Compressed polynomial chaos basis for time-domain stochastic finite element simulation of uncertain seismic wave propagation through uncertain solids

This paper mathematically demonstrates that the number of polynomial chaos (PC) terms needed as per conventional tensor computations for representing the quantities of interest (QoIs) in a time-domain, intrusive stochastic finite element analysis involving non-Gaussian material parameter(s) and non-stationary Gaussian forcing can be substantially reduced. The reduction results from the special orthogonality properties of Hermite PC and allows for removal of redundant PC basis terms from the conventionally derived PC basis set. A compressed PC basis can be utilised for the QoIs which can further allow for removal of corresponding block rows from the forcing vector as well as blocks rows and columns from the stiffness, mass, and damping matrices.

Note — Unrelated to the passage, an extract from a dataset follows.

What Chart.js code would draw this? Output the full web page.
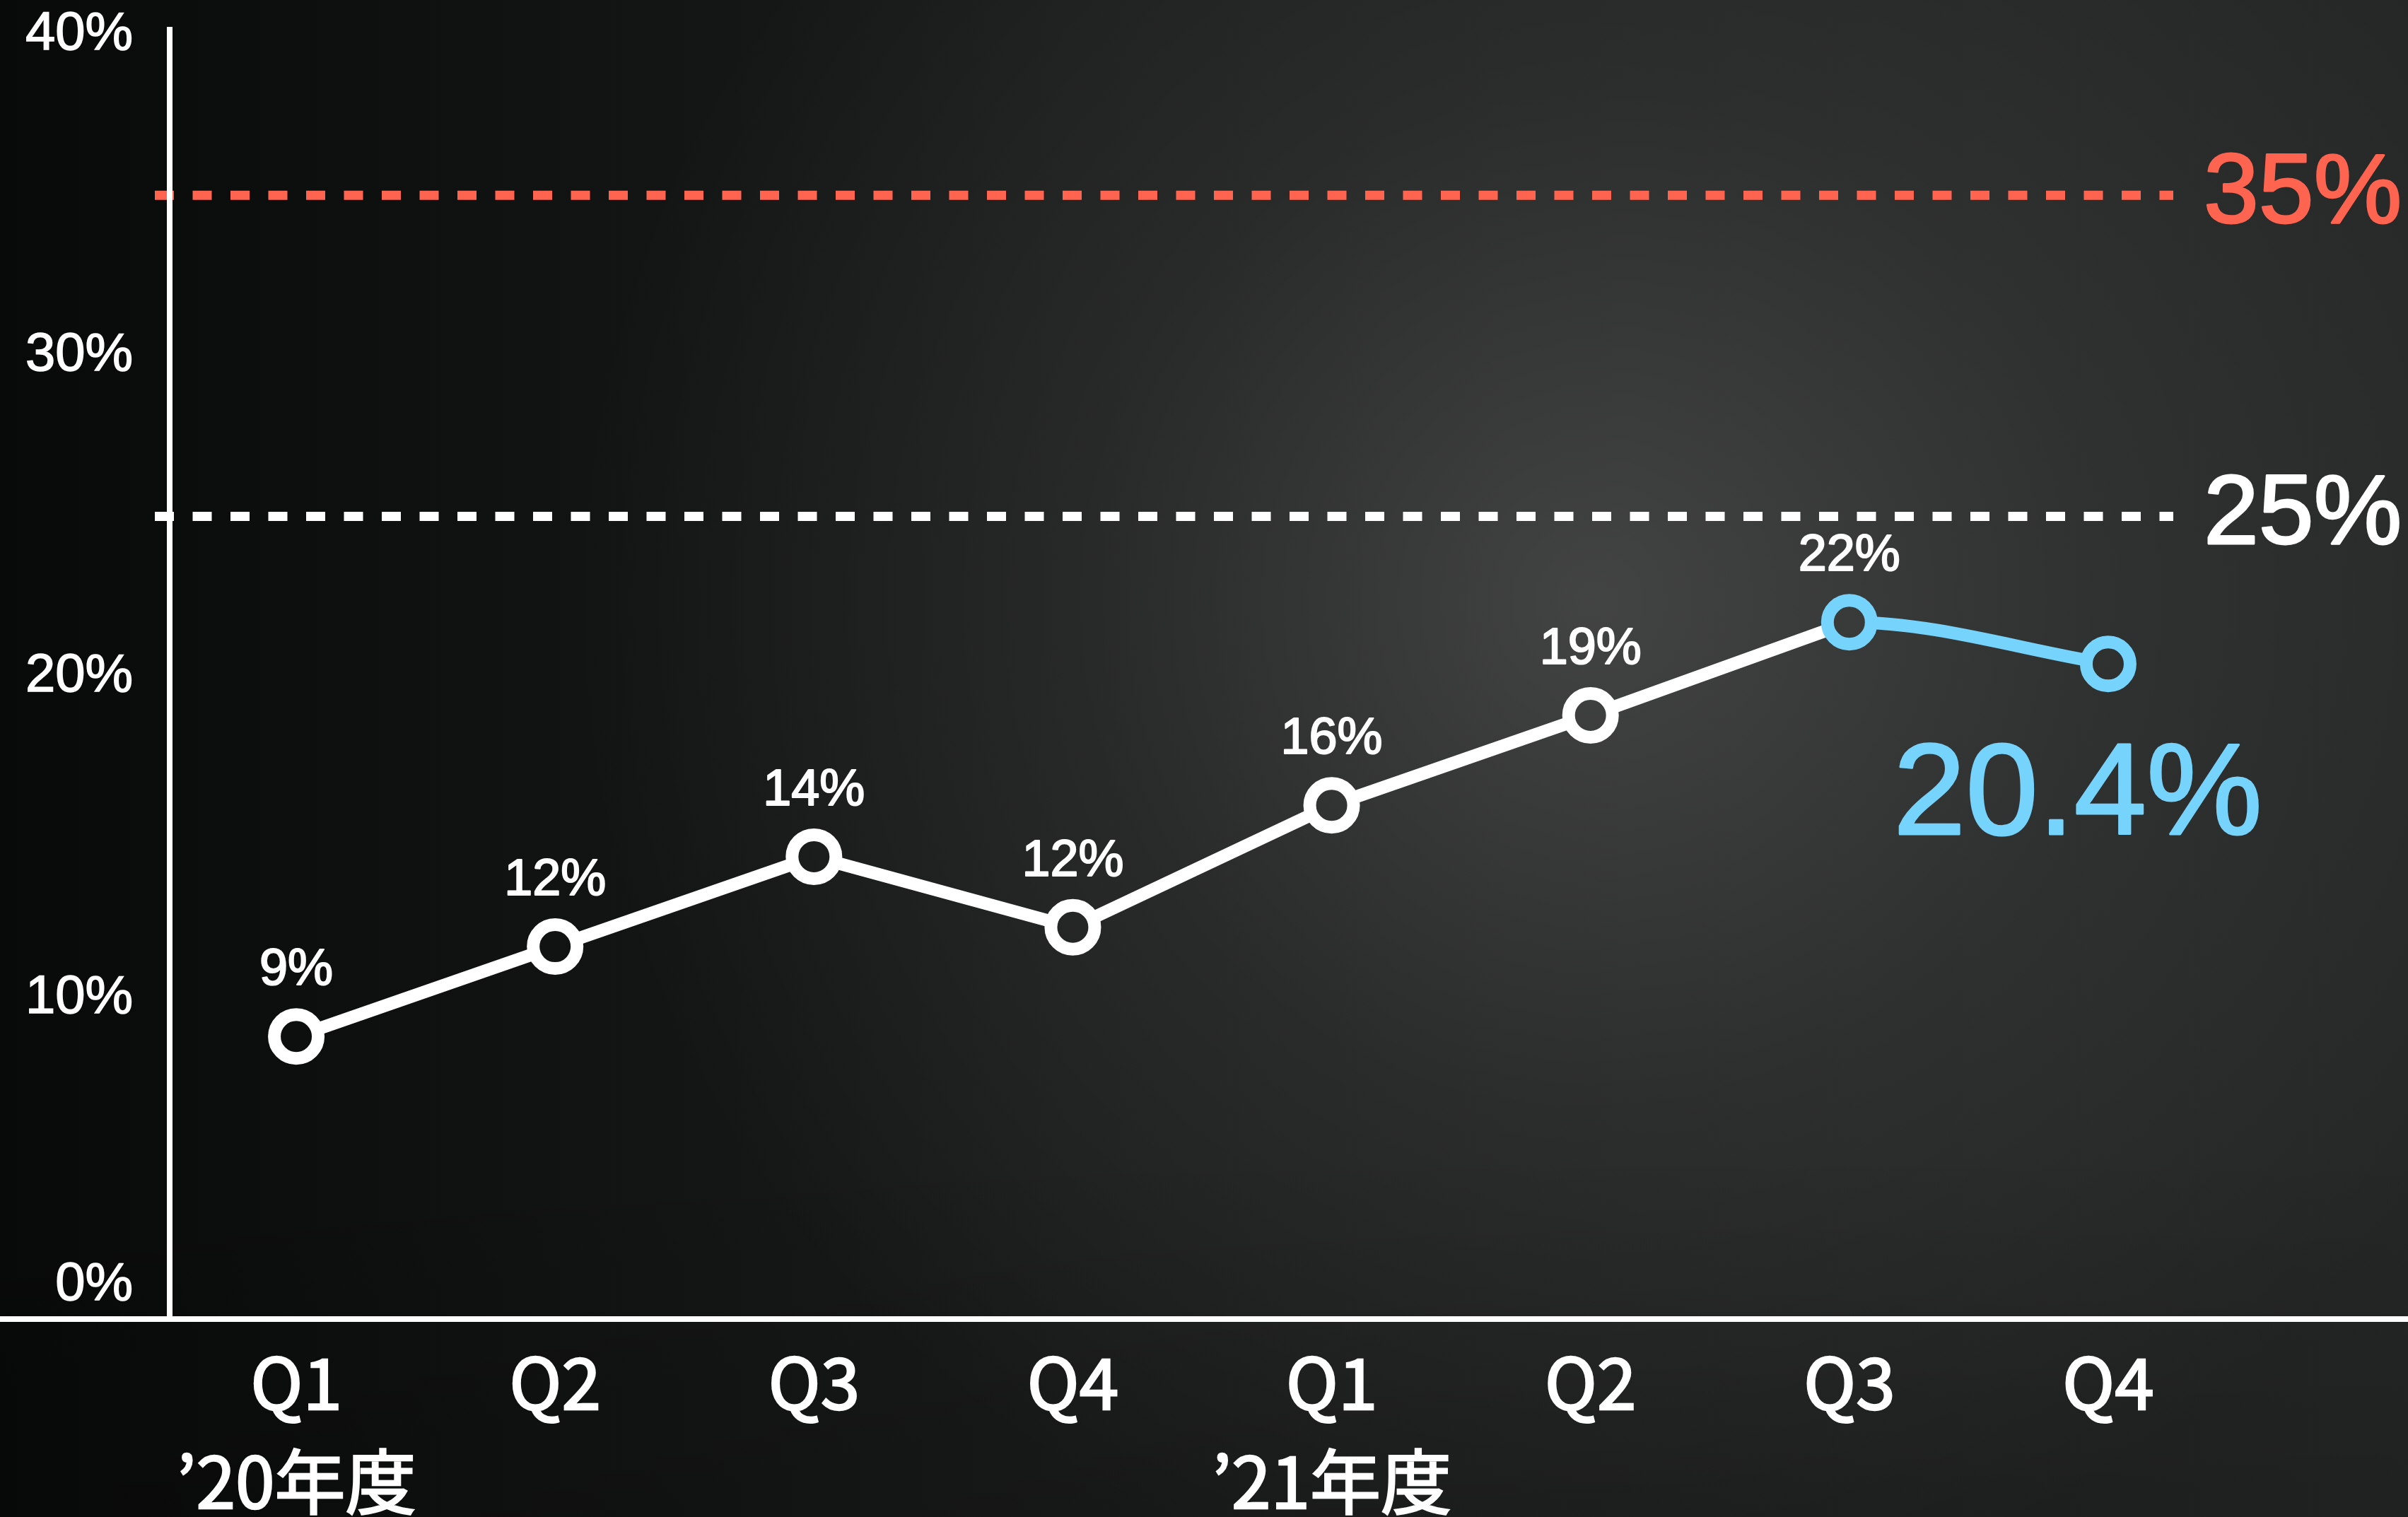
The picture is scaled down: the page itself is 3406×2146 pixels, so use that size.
<!DOCTYPE html>
<html>
<head>
<meta charset="utf-8">
<script src="https://cdn.jsdelivr.net/npm/chart.js@4.4.1/dist/chart.umd.min.js"></script>
<style>
  html, body { margin: 0; padding: 0; background: #111; }
  canvas { display: block; }
</style>
</head>
<body>
<canvas id="chart" width="3406" height="2146"></canvas>
<script>
// quarterly ratio, '20 Q1 .. '21 Q4
const quarters = ['Q1', 'Q2', 'Q3', 'Q4', 'Q1', 'Q2', 'Q3', 'Q4'];
const fiscalYears = ['’20年度', '', '', '', '’21年度', '', '', ''];
const ratio = [8.8, 11.6, 14.4, 12.2, 16.0, 18.8, 21.7, 20.4];
const yTicks = [0, 10, 20, 30, 40];
const targets = [35, 25];
const targetColors = ['#ff6450', '#ffffff'];
const forecastFrom = 6; // from Q3 '21 the line is blue

const WHITE = '#ffffff';
const BLUE = '#76d3fc';
const SANS = '"Liberation Sans", Arial, sans-serif';

const canvas = document.getElementById('chart');
const ctx = canvas.getContext('2d');

// background painted once offscreen, reused for the point holes
const bg = document.createElement('canvas');
bg.width = canvas.width;
bg.height = canvas.height;
(function paintBackground() {
	const g = bg.getContext('2d');
	const w = bg.width, h = bg.height;
	const lin = g.createLinearGradient(0, 0, w, 0);
	lin.addColorStop(0, '#080909');
	lin.addColorStop(0.45, '#1a1b1b');
	lin.addColorStop(1, '#252727');
	g.fillStyle = lin;
	g.fillRect(0, 0, w, h);
	const rad = g.createRadialGradient(2250, 850, 0, 2250, 850, 1450);
	rad.addColorStop(0, 'rgba(255,255,255,0.16)');
	rad.addColorStop(0.5, 'rgba(255,255,255,0.06)');
	rad.addColorStop(1, 'rgba(255,255,255,0)');
	g.fillStyle = rad;
	g.fillRect(0, 0, w, h);
	const vert = g.createLinearGradient(0, 0, 0, h);
	vert.addColorStop(0.75, 'rgba(0,0,0,0)');
	vert.addColorStop(1, 'rgba(0,0,0,0.15)');
	g.fillStyle = vert;
	g.fillRect(0, 0, w, h);
})();
const holeFill = ctx.createPattern(bg, 'no-repeat');

// filled text with a thin outline, a bit heavier than the regular face
function heavyText(c, text, x, y, color, stroke) {
	c.fillStyle = color;
	c.strokeStyle = color;
	c.lineWidth = stroke;
	c.lineJoin = 'round';
	c.strokeText(text, x, y);
	c.fillText(text, x, y);
}

const decorations = {
	id: 'decorations',
	beforeDraw(chart) {
		chart.ctx.drawImage(bg, 0, 0);
	},
	beforeDatasetsDraw(chart) {
		const c = chart.ctx;
		const area = chart.chartArea;
		const y = chart.scales.y;
		c.save();
		// target lines with their labels
		targets.forEach((t, i) => {
			const py = y.getPixelForValue(t);
			c.strokeStyle = targetColors[i];
			c.lineWidth = 13;
			c.setLineDash([27, 26.5]);
			c.beginPath();
			c.moveTo(area.left - 17, py);
			c.lineTo(area.right - 91, py);
			c.stroke();
			c.setLineDash([]);
			c.font = '140px ' + SANS;
			c.textAlign = 'left';
			c.textBaseline = 'middle';
			heavyText(c, t + '%', area.right - 48, py, targetColors[i], 3);
		});
		// axis lines
		c.fillStyle = WHITE;
		c.fillRect(0, area.bottom - 4, chart.width, 8);
		c.fillRect(area.left, area.top - 11, 8, area.bottom - area.top + 11);
		// 0% sits above the x axis
		c.font = '76px ' + SANS;
		c.textAlign = 'right';
		c.textBaseline = 'middle';
		heavyText(c, yTicks[0] + '%', area.left - 48, y.getPixelForValue(yTicks[0]) - 48, WHITE, 1.5);
		c.restore();
	},
	afterDatasetsDraw(chart) {
		const c = chart.ctx;
		const x = chart.scales.x;
		const y = chart.scales.y;
		c.save();
		c.font = '72px ' + SANS;
		c.textAlign = 'center';
		c.textBaseline = 'middle';
		for (let i = 0; i < ratio.length - 1; i++) {
			heavyText(c, Math.round(ratio[i]) + '%', x.getPixelForValue(i), y.getPixelForValue(ratio[i]) - 93, WHITE, 2);
		}
		const last = ratio.length - 1;
		c.font = '184px ' + SANS;
		heavyText(c, ratio[last].toFixed(1) + '%', x.getPixelForValue(last) - 43, y.getPixelForValue(ratio[last]) + 190, BLUE, 3);
		c.restore();
	}
};

new Chart(canvas, {
	type: 'line',
	data: {
		labels: quarters.map((q, i) => fiscalYears[i] ? [q, fiscalYears[i]] : q),
		datasets: [
			{
				// blue forecast part, Q2 '21 kept only to shape the curve
				data: ratio.map((v, i) => i >= forecastFrom - 1 ? v : null),
				order: 0,
				borderColor: BLUE,
				borderWidth: 18,
				cubicInterpolationMode: 'monotone',
				pointRadius: ratio.map((v, i) => i >= forecastFrom ? 31 : 0),
				pointBorderWidth: 18,
				pointBorderColor: BLUE,
				pointBackgroundColor: holeFill,
				segment: {
					borderColor: s => s.p0DataIndex < forecastFrom ? 'rgba(0,0,0,0)' : BLUE
				}
			},
			{
				data: ratio.map((v, i) => i <= forecastFrom ? v : null),
				order: 1,
				borderColor: WHITE,
				borderWidth: 18,
				tension: 0,
				pointRadius: ratio.map((v, i) => i < forecastFrom ? 31 : 0),
				pointBorderWidth: 18,
				pointBorderColor: WHITE,
				pointBackgroundColor: holeFill
			}
		]
	},
	options: {
		responsive: false,
		animation: false,
		devicePixelRatio: 1,
		layout: { padding: { top: 48, right: 241, left: 0, bottom: 0 } },
		plugins: {
			legend: { display: false },
			tooltip: { enabled: false }
		},
		scales: {
			x: {
				offset: true,
				grid: { display: false, drawTicks: false },
				border: { display: false },
				ticks: {
					color: WHITE,
					textStrokeColor: WHITE,
					textStrokeWidth: 2.5,
					autoSkip: false,
					maxRotation: 0,
					padding: 20,
					font: { family: '"Noto Sans CJK JP", "Noto Sans", sans-serif', size: 100, lineHeight: 1.4 }
				},
				afterFit: scale => {
					scale.height = 280;
					scale.paddingLeft = 0;
					scale.paddingRight = 0;
				}
			},
			y: {
				min: yTicks[0],
				max: yTicks[yTicks.length - 1],
				grid: { display: false, drawTicks: false },
				border: { display: false },
				afterBuildTicks: scale => { scale.ticks = yTicks.map(v => ({ value: v })); },
				ticks: {
					color: WHITE,
					textStrokeColor: WHITE,
					textStrokeWidth: 1.5,
					padding: 48,
					font: { family: SANS, size: 76 },
					callback: v => v === 0 ? '' : v + '%'
				},
				afterFit: scale => {
					scale.width = 236;
					scale.paddingTop = 0;
					scale.paddingBottom = 0;
				}
			}
		}
	},
	plugins: [decorations]
});
</script>
</body>
</html>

The resulting drop in size in the system of ordinary differential equations (ODEs) can lead to significant computational benefit, in particular, in solving large scale problems. It is shown that the larger the dimension of the PC expansion for the forcing random process compared to that of the material parameter random field(s), the larger is the drop in size of the system of ODEs. The benefit of using the compressed PC basis for simulating large scale geotechnical engineering problems is demonstrated with a site response analysis of a three-dimensional canyon.